====== Data provided

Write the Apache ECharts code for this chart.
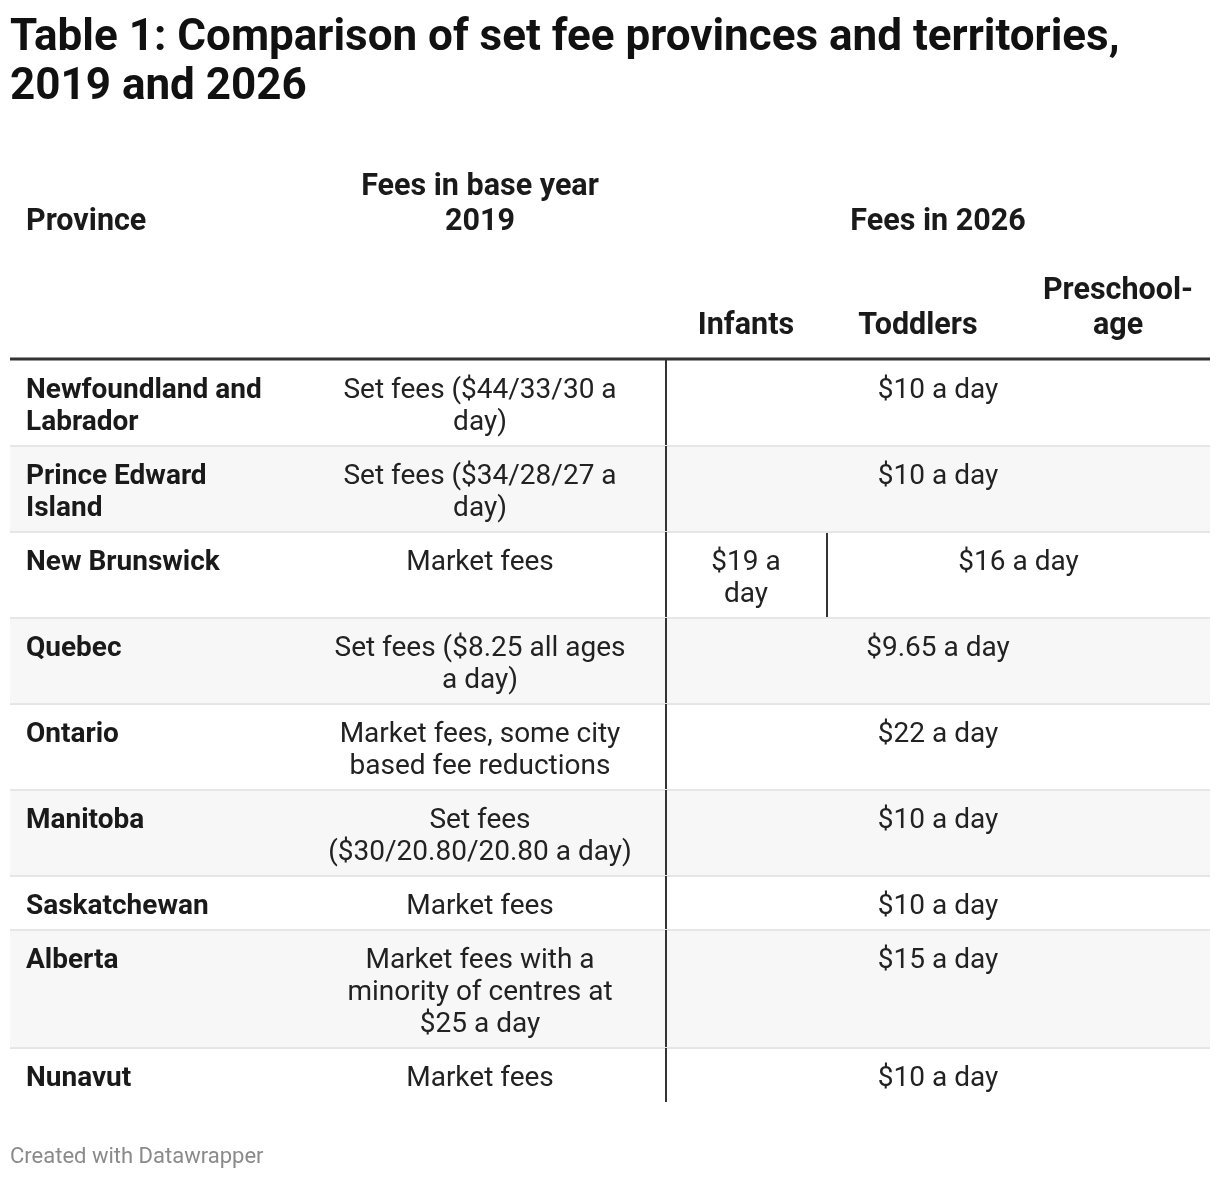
<!DOCTYPE html>
<html>
<head>
<meta charset="utf-8">
<script src="https://cdn.jsdelivr.net/npm/echarts@6/dist/echarts.min.js"></script>
<style>
html,body{margin:0;padding:0;background:#fff;}
#chart{width:1220px;height:1178px;}
</style>
</head>
<body>
<div id="chart"></div>
<script>
// ---- data ----
var provinces = ['Newfoundland and\nLabrador', 'Prince Edward\nIsland', 'New Brunswick', 'Quebec', 'Ontario', 'Manitoba', 'Saskatchewan', 'Alberta', 'Nunavut'];
var fees2019 = ['Set fees ($44/33/30 a\nday)', 'Set fees ($34/28/27 a\nday)', 'Market fees', 'Set fees ($8.25 all ages\na day)', 'Market fees, some city\nbased fee reductions', 'Set fees\n($30/20.80/20.80 a day)', 'Market fees', 'Market fees with a\nminority of centres at\n$25 a day', 'Market fees'];
var infants2026 = ['$10 a day', '$10 a day', '$19 a\nday', '$9.65 a day', '$22 a day', '$10 a day', '$10 a day', '$15 a day', '$10 a day'];
var toddlers2026 = ['$10 a day', '$10 a day', '$16 a day', '$9.65 a day', '$22 a day', '$10 a day', '$10 a day', '$15 a day', '$10 a day'];
var preschool2026 = ['$10 a day', '$10 a day', '$16 a day', '$9.65 a day', '$22 a day', '$10 a day', '$10 a day', '$15 a day', '$10 a day'];
var headerLabels = ['Province', 'Fees in base year\n2019', 'Fees in 2026', 'Infants', 'Toddlers', 'Preschool-\nage'];
var titleText = 'Table 1: Comparison of set fee provinces and territories,\n2019 and 2026';
var footerText = 'Created with Datawrapper';

// ---- layout ----
var FONT = 'Roboto, "Noto Sans", sans-serif';
var LH = 32, PAD = 22, TOPPAD = 15;
function nLines(s) { return s.split('\n').length; }
var rowTops = [], acc = 0;
for (var i = 0; i < provinces.length; i++) {
  rowTops.push(acc);
  var n = Math.max(nLines(provinces[i]), nLines(fees2019[i]), nLines(infants2026[i]), nLines(toddlers2026[i]), nLines(preschool2026[i]));
  acc += PAD + LH * n;
}
var totalH = acc;
// column positions (x units from table left)
var COL = { prov: 16, fee19: 470, div: 656, inf: 736, div2: 817, todPre: 1008.5, all: 928, end: 1200 };

var chart = echarts.init(document.getElementById('chart'), null, { renderer: 'canvas' });

function txt(s, x, y, opts) {
  return {
    type: 'text',
    style: Object.assign({
      text: s, x: x, y: y, fill: '#222', fontSize: 28, fontFamily: FONT,
      align: 'center', verticalAlign: 'top', lineHeight: LH
    }, opts || {})
  };
}

function renderItem(params, api) {
  var i = api.value(0);
  var top = rowTops[i], bot = (i + 1 < rowTops.length) ? rowTops[i + 1] : totalH;
  var p0 = api.coord([0, top]), p1 = api.coord([COL.end, bot]);
  var y0 = p0[1], y1 = p1[1];
  function X(u) { return api.coord([u, top])[0]; }
  var children = [];
  if (i % 2 === 1) {
    children.push({ type: 'rect', shape: { x: p0[0], y: y0, width: p1[0] - p0[0], height: y1 - y0 }, style: { fill: '#f7f7f7' } });
  }
  if (i > 0) {
    children.push({ type: 'line', shape: { x1: p0[0], y1: y0, x2: p1[0], y2: y0 }, style: { stroke: '#e6e6e6', lineWidth: 2 } });
  }
  var ty = y0 + TOPPAD;
  children.push(txt(provinces[i], X(COL.prov), ty, { align: 'left', fontWeight: 'bold', fill: '#1a1a1a' }));
  children.push(txt(fees2019[i], X(COL.fee19), ty));
  if (infants2026[i] === toddlers2026[i] && toddlers2026[i] === preschool2026[i]) {
    children.push(txt(infants2026[i], X(COL.all), ty));
  } else {
    children.push(txt(infants2026[i], X(COL.inf), ty));
    children.push(txt(toddlers2026[i], X(COL.todPre), ty));
    children.push({ type: 'line', shape: { x1: X(COL.div2), y1: y0 + 1, x2: X(COL.div2), y2: y1 - 1 }, style: { stroke: '#333', lineWidth: 2 } });
  }
  children.push({ type: 'line', shape: { x1: X(COL.div), y1: y0, x2: X(COL.div), y2: y1 }, style: { stroke: '#333', lineWidth: 2 } });
  return { type: 'group', children: children };
}

var rowData = provinces.map(function (p, i) { return [i, rowTops[i]]; });

var HLH = 35;
var hdrStyle = { fill: '#1a1a1a', fontSize: 30.5, fontWeight: 'bold', fontFamily: FONT, lineHeight: HLH };
function hdrTop(s, x, firstCenter, align) {
  return {
    type: 'text', x: x, y: firstCenter - HLH / 2,
    style: Object.assign({ text: s, align: align || 'center', verticalAlign: 'top' }, hdrStyle)
  };
}

chart.setOption({
  animation: false,
  title: {
    text: titleText, left: 10, top: 14, padding: 0,
    textStyle: { fontFamily: FONT, fontSize: 44, fontWeight: 'bold', color: '#111', lineHeight: 49 }
  },
  grid: { left: 10, width: 1200, top: 360, height: totalH },
  xAxis: { type: 'value', min: 0, max: COL.end, show: false },
  yAxis: { type: 'value', min: 0, max: totalH, inverse: true, show: false },
  series: [{
    type: 'custom',
    renderItem: renderItem,
    data: rowData,
    encode: { x: 0, y: 1 },
    clip: false,
    silent: true
  }],
  graphic: [
    hdrTop(headerLabels[0], 26, 222, 'left'),
    hdrTop(headerLabels[1], 480, 187),
    hdrTop(headerLabels[2], 938, 222),
    hdrTop(headerLabels[3], 746, 326),
    hdrTop(headerLabels[4], 918, 326),
    hdrTop(headerLabels[5], 1118, 291),
    { type: 'rect', shape: { x: 10, y: 357.5, width: 1200, height: 3 }, style: { fill: '#333' } },
    { type: 'text', x: 10, y: 1157, style: { text: footerText, fill: '#8a8a8a', fontSize: 22, fontFamily: FONT, verticalAlign: 'middle', align: 'left' } }
  ]
});
</script>
</body>
</html>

============

Task instructions: Leave the pictures out, and print every line of the listing exactly as written.

Solution to this task:
Write the Apache ECharts code for this chart.
<!DOCTYPE html>
<html>
<head>
<meta charset="utf-8">
<script src="https://cdn.jsdelivr.net/npm/echarts@6/dist/echarts.min.js"></script>
<style>
html,body{margin:0;padding:0;background:#fff;}
#chart{width:1220px;height:1178px;}
</style>
</head>
<body>
<div id="chart"></div>
<script>
// ---- data ----
var provinces = ['Newfoundland and\nLabrador', 'Prince Edward\nIsland', 'New Brunswick', 'Quebec', 'Ontario', 'Manitoba', 'Saskatchewan', 'Alberta', 'Nunavut'];
var fees2019 = ['Set fees ($44/33/30 a\nday)', 'Set fees ($34/28/27 a\nday)', 'Market fees', 'Set fees ($8.25 all ages\na day)', 'Market fees, some city\nbased fee reductions', 'Set fees\n($30/20.80/20.80 a day)', 'Market fees', 'Market fees with a\nminority of centres at\n$25 a day', 'Market fees'];
var infants2026 = ['$10 a day', '$10 a day', '$19 a\nday', '$9.65 a day', '$22 a day', '$10 a day', '$10 a day', '$15 a day', '$10 a day'];
var toddlers2026 = ['$10 a day', '$10 a day', '$16 a day', '$9.65 a day', '$22 a day', '$10 a day', '$10 a day', '$15 a day', '$10 a day'];
var preschool2026 = ['$10 a day', '$10 a day', '$16 a day', '$9.65 a day', '$22 a day', '$10 a day', '$10 a day', '$15 a day', '$10 a day'];
var headerLabels = ['Province', 'Fees in base year\n2019', 'Fees in 2026', 'Infants', 'Toddlers', 'Preschool-\nage'];
var titleText = 'Table 1: Comparison of set fee provinces and territories,\n2019 and 2026';
var footerText = 'Created with Datawrapper';

// ---- layout ----
var FONT = 'Roboto, "Noto Sans", sans-serif';
var LH = 32, PAD = 22, TOPPAD = 15;
function nLines(s) { return s.split('\n').length; }
var rowTops = [], acc = 0;
for (var i = 0; i < provinces.length; i++) {
  rowTops.push(acc);
  var n = Math.max(nLines(provinces[i]), nLines(fees2019[i]), nLines(infants2026[i]), nLines(toddlers2026[i]), nLines(preschool2026[i]));
  acc += PAD + LH * n;
}
var totalH = acc;
// column positions (x units from table left)
var COL = { prov: 16, fee19: 470, div: 656, inf: 736, div2: 817, todPre: 1008.5, all: 928, end: 1200 };

var chart = echarts.init(document.getElementById('chart'), null, { renderer: 'canvas' });

function txt(s, x, y, opts) {
  return {
    type: 'text',
    style: Object.assign({
      text: s, x: x, y: y, fill: '#222', fontSize: 28, fontFamily: FONT,
      align: 'center', verticalAlign: 'top', lineHeight: LH
    }, opts || {})
  };
}

function renderItem(params, api) {
  var i = api.value(0);
  var top = rowTops[i], bot = (i + 1 < rowTops.length) ? rowTops[i + 1] : totalH;
  var p0 = api.coord([0, top]), p1 = api.coord([COL.end, bot]);
  var y0 = p0[1], y1 = p1[1];
  function X(u) { return api.coord([u, top])[0]; }
  var children = [];
  if (i % 2 === 1) {
    children.push({ type: 'rect', shape: { x: p0[0], y: y0, width: p1[0] - p0[0], height: y1 - y0 }, style: { fill: '#f7f7f7' } });
  }
  if (i > 0) {
    children.push({ type: 'line', shape: { x1: p0[0], y1: y0, x2: p1[0], y2: y0 }, style: { stroke: '#e6e6e6', lineWidth: 2 } });
  }
  var ty = y0 + TOPPAD;
  children.push(txt(provinces[i], X(COL.prov), ty, { align: 'left', fontWeight: 'bold', fill: '#1a1a1a' }));
  children.push(txt(fees2019[i], X(COL.fee19), ty));
  if (infants2026[i] === toddlers2026[i] && toddlers2026[i] === preschool2026[i]) {
    children.push(txt(infants2026[i], X(COL.all), ty));
  } else {
    children.push(txt(infants2026[i], X(COL.inf), ty));
    children.push(txt(toddlers2026[i], X(COL.todPre), ty));
    children.push({ type: 'line', shape: { x1: X(COL.div2), y1: y0 + 1, x2: X(COL.div2), y2: y1 - 1 }, style: { stroke: '#333', lineWidth: 2 } });
  }
  children.push({ type: 'line', shape: { x1: X(COL.div), y1: y0, x2: X(COL.div), y2: y1 }, style: { stroke: '#333', lineWidth: 2 } });
  return { type: 'group', children: children };
}

var rowData = provinces.map(function (p, i) { return [i, rowTops[i]]; });

var HLH = 35;
var hdrStyle = { fill: '#1a1a1a', fontSize: 30.5, fontWeight: 'bold', fontFamily: FONT, lineHeight: HLH };
function hdrTop(s, x, firstCenter, align) {
  return {
    type: 'text', x: x, y: firstCenter - HLH / 2,
    style: Object.assign({ text: s, align: align || 'center', verticalAlign: 'top' }, hdrStyle)
  };
}

chart.setOption({
  animation: false,
  title: {
    text: titleText, left: 10, top: 14, padding: 0,
    textStyle: { fontFamily: FONT, fontSize: 44, fontWeight: 'bold', color: '#111', lineHeight: 49 }
  },
  grid: { left: 10, width: 1200, top: 360, height: totalH },
  xAxis: { type: 'value', min: 0, max: COL.end, show: false },
  yAxis: { type: 'value', min: 0, max: totalH, inverse: true, show: false },
  series: [{
    type: 'custom',
    renderItem: renderItem,
    data: rowData,
    encode: { x: 0, y: 1 },
    clip: false,
    silent: true
  }],
  graphic: [
    hdrTop(headerLabels[0], 26, 222, 'left'),
    hdrTop(headerLabels[1], 480, 187),
    hdrTop(headerLabels[2], 938, 222),
    hdrTop(headerLabels[3], 746, 326),
    hdrTop(headerLabels[4], 918, 326),
    hdrTop(headerLabels[5], 1118, 291),
    { type: 'rect', shape: { x: 10, y: 357.5, width: 1200, height: 3 }, style: { fill: '#333' } },
    { type: 'text', x: 10, y: 1157, style: { text: footerText, fill: '#8a8a8a', fontSize: 22, fontFamily: FONT, verticalAlign: 'middle', align: 'left' } }
  ]
});
</script>
</body>
</html>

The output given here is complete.